Offering incentives for an activity that a child likes detracts from the enjoyment, making the child less likely to continue the activity in the future.

While this may seem a bit counterintuitive, with some careful thought—it will make sense.  An incentive, while positively reinforcing, is an “external” object or reward used as a means of nudging the child toward a desired outcome.  If the child needs the incentive to inspire the action, then it’s not coming from his or her own natural desire to perform the activity.

While it may be difficult, parents need to identify their children’s unique talents or core competencies and praise them for having such talents.  We must always be careful not to enter that “vicarious” zone, whereby we try to bestow our own talents or wishes upon our children.  Easier said than done, right?  Yes, it will be difficult, but I can assure you—it will be worth it!


  1. Logic

“It’s Elementary, my dear Watson!” famously declared Sherlock Holmes.  What may have appeared elementary to the late great Sherlock Holmes, was likely anything but that to “normal” people.  Detective Holmes may have been a lot of things, but normal was certainly not one of them.  His mind was bestowed with this gift for “deductive reasoning” that was simply beyond the comprehension of most individuals.

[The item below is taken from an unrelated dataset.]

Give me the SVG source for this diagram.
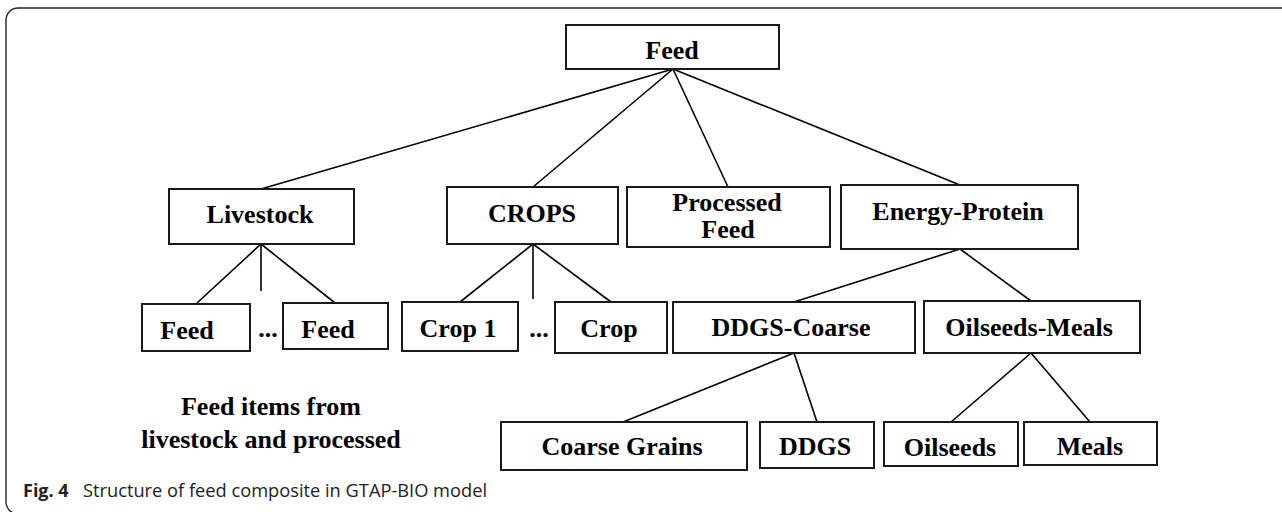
<svg xmlns="http://www.w3.org/2000/svg" width="1282" height="512" viewBox="0 0 1282 512">
<style>
.box{fill:#fff;stroke:#1a1a1a;stroke-width:2}
.lbl{font-family:"Liberation Serif","Times New Roman",serif;font-weight:bold;font-size:26px;fill:#000;text-anchor:middle}
.con line{stroke:#000;stroke-width:1.6}
.frame{fill:none;stroke:#222;stroke-width:1.4}
.cap{font-family:"Open Sans","Noto Sans",sans-serif;font-size:18px;fill:#222}
</style>
<rect class="frame" x="6" y="8" width="1290" height="506" rx="12"/>
<g id="connectors" class="con">
<line x1="673" y1="69" x2="261" y2="189"/>
<line x1="673" y1="69" x2="533" y2="187"/>
<line x1="673" y1="69" x2="728" y2="187"/>
<line x1="673" y1="69" x2="960" y2="185"/>
<line x1="261" y1="244" x2="197" y2="303"/>
<line x1="261" y1="244" x2="261" y2="291"/>
<line x1="261" y1="244" x2="335" y2="303"/>
<line x1="533" y1="244" x2="460" y2="302"/>
<line x1="533" y1="244" x2="533" y2="299"/>
<line x1="533" y1="244" x2="611" y2="302"/>
<line x1="960" y1="249" x2="794" y2="302"/>
<line x1="960" y1="249" x2="1031" y2="301"/>
<line x1="794" y1="353" x2="623" y2="422"/>
<line x1="794" y1="353" x2="817" y2="422"/>
<line x1="1031" y1="353" x2="951" y2="422"/>
<line x1="1031" y1="353" x2="1090" y2="422"/>
</g>
<g id="feed"><rect class="box" x="566" y="25" width="213" height="44"/><text class="lbl" x="672" y="59">Feed</text></g>
<g id="livestock"><rect class="box" x="169" y="189" width="185" height="55"/><text class="lbl" x="260" y="223">Livestock</text></g>
<g id="crops"><rect class="box" x="447" y="187" width="171" height="57"/><text class="lbl" x="532" y="222">CROPS</text></g>
<g id="processed-feed"><rect class="box" x="627" y="187" width="203" height="60"/><text class="lbl" x="727" y="211">Processed</text><text class="lbl" x="728" y="238">Feed</text></g>
<g id="energy-protein"><rect class="box" x="841" y="185" width="237" height="64"/><text class="lbl" x="958" y="220">Energy-Protein</text></g>
<g id="feed-1"><rect class="box" x="142" y="304" width="108" height="47"/><text class="lbl" x="187" y="339">Feed</text></g>
<g id="dots-1"><text class="lbl" x="268" y="337">...</text></g>
<g id="feed-n"><rect class="box" x="283" y="303" width="105" height="46"/><text class="lbl" x="328" y="338">Feed</text></g>
<g id="crop-1"><rect class="box" x="402" y="302" width="116" height="49"/><text class="lbl" x="458" y="337">Crop 1</text></g>
<g id="dots-2"><text class="lbl" x="539" y="337">...</text></g>
<g id="crop-n"><rect class="box" x="555" y="302" width="112" height="51"/><text class="lbl" x="609" y="337">Crop</text></g>
<g id="ddgs-coarse"><rect class="box" x="673" y="302" width="242" height="51"/><text class="lbl" x="791" y="336">DDGS-Coarse</text></g>
<g id="oilseeds-meals"><rect class="box" x="924" y="301" width="216" height="52"/><text class="lbl" x="1029" y="336">Oilseeds-Meals</text></g>
<g id="coarse-grains"><rect class="box" x="501" y="422" width="246" height="48"/><text class="lbl" x="622" y="455">Coarse Grains</text></g>
<g id="ddgs"><rect class="box" x="760" y="422" width="114" height="46"/><text class="lbl" x="815" y="455">DDGS</text></g>
<g id="oilseeds"><rect class="box" x="884" y="422" width="134" height="44"/><text class="lbl" x="950" y="456">Oilseeds</text></g>
<g id="meals"><rect class="box" x="1024" y="422" width="133" height="43"/><text class="lbl" x="1090" y="455">Meals</text></g>
<g id="note"><text class="lbl" x="271" y="415">Feed items from</text><text class="lbl" x="271" y="448">livestock and processed</text></g>
<g id="caption"><text class="cap" x="23" y="497"><tspan font-weight="bold">Fig. 4</tspan><tspan x="83" textLength="404" lengthAdjust="spacingAndGlyphs">Structure of feed composite in GTAP-BIO model</tspan></text></g>
</svg>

While we don’t necessarily expect our kids to be the next Detective Holmes of the modern world, we should expect them to be logical!  Most of us know that “logical reasoning” has become a critical component of standardized tests, but our children need logic for far more than just strong SAT scores.  Consider this quote from the classic Winnie the Pooh story…

Pooh looked at his two paws.  He knew that one of them was right.  Once he decided which was right, then the other had to be left.  The question was always—how to begin?

Logic is about going out into the world and being able to “put two and two together!”  We lose sight of what logic is sometimes.  One of the early lessons in logic for our children is—look both ways before crossing the streetDon’t talk to strangers maybe another one that comes to mind.  Without sounding overly cynical or cliché, it is a cruel world out there and our kids need to be prepared.

As adults, the lessons in logic may be more complex and often subject us to the likes of exploitation, deceit, etc.  We make decisions on what house to buy, what car to lease, and a wide array of other life-changing events.  Logical reasoning becomes the armored suit that protects us from the bait and switch, the shady con, and other manipulative practices that run rampant within our society.

You may be wondering how this corresponds with IEP Goals and Executive Functioning, but strangely enough—it does!  Depending on your child’s diagnosis, logical reasoning concepts and passages on standardized tests can be quite difficult—perhaps too difficult to grasp.  It’s ok!  Not all kids are meant to be statisticians, software engineers, or scientists.  We need to accept our children’s strengths and deficiencies and navigate them accordingly.

For children who struggle with “academic” logic, it is important to arm them with tools to apply “real world” logic.  How does one teach real world logic?  Take your children with you when you buy a car and have them witness the negotiation process.  Take them to the mechanic and explain to them why you turned down additional services that were offered.  We want our kids to be in tune with many of these situations to avoid getting “ripped off”.  Keep in mind that this is a delicate process, as you don’t want them to become staunch cynics with a “glass half empty” view of life!



I know this was a lot to take in, so I’ll keep this brief.  I must reiterate that these above tips are applicable to any child—not just those on a 504 Plan or IEP.  In many respects, these tips represent life’s “foundational skills”.  Just as missing foundational skills in the classroom result in “learning gaps,” missing real world “foundational skills” create “life gaps.”  Look at the “real world” as a continuing class room of sorts.  So, we must continuously arm ourselves with knowledge and defense mechanisms in order to successfully navigate through life’s many obstacles.